One practical advantage: rice bran oil has a long fry life, meaning it can be used for multiple frying sessions before it degrades. This is partly due to its antioxidant content, which slows the oxidation that makes cooking oils go rancid or develop off-flavors.
Skin and Cosmetic Uses
Rice bran oil shows up in moisturizers, serums, and anti-aging products, and for good reason. It contains squalene, a lipid that closely mimics the oils your skin already produces, which helps it absorb without feeling heavy. The oil’s phenolic compounds and vitamin E isomers contribute anti-inflammatory and photoprotective properties, meaning they help calm irritation and offer some defense against UV-related skin damage. Rice-derived ingredients in general have shown moisturizing, skin-brightening, and anti-aging effects in dermatological research.
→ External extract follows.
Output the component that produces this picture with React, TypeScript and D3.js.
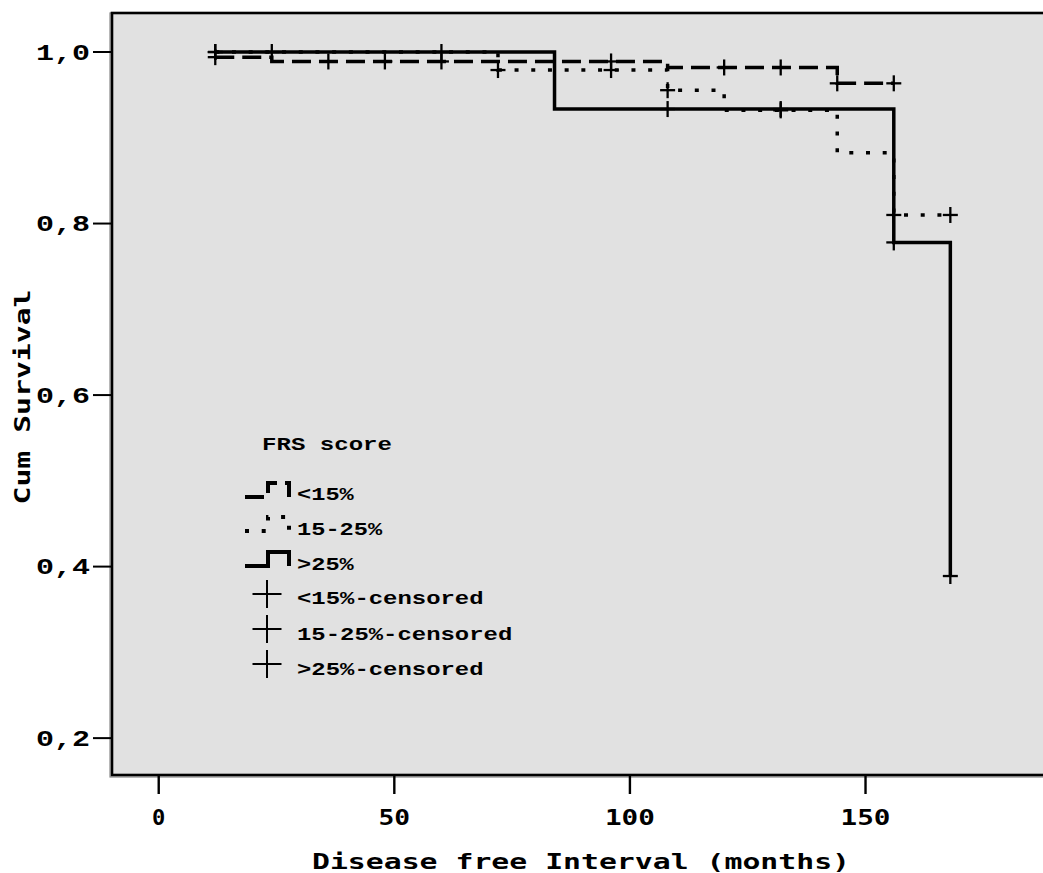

As a standalone oil applied to skin, rice bran oil is lightweight enough for most skin types. It’s commonly used as a carrier oil for essential oils or as a facial oil for people who find heavier options like coconut oil too pore-clogging.
Potential Concerns
The main concern with rice bran oil is heavy metal contamination, particularly arsenic. Rice plants absorb arsenic from soil and water more readily than most crops, and that arsenic concentrates in the bran layer. USDA research confirmed that some rice bran oils, especially unrefined versions, contain arsenic, lead, cadmium, and mercury at levels worth paying attention to. Refining reduces but doesn’t always eliminate these contaminants. Choosing refined rice bran oil from a reputable brand that tests for heavy metals is the most practical way to minimize exposure.
The oil is also relatively high in omega-6 fatty acids compared to omega-3s. If your diet already skews heavily toward omega-6 sources (most Western diets do), adding large quantities of rice bran oil could widen that imbalance. Used as one oil among several in your cooking rotation, this isn’t a significant issue.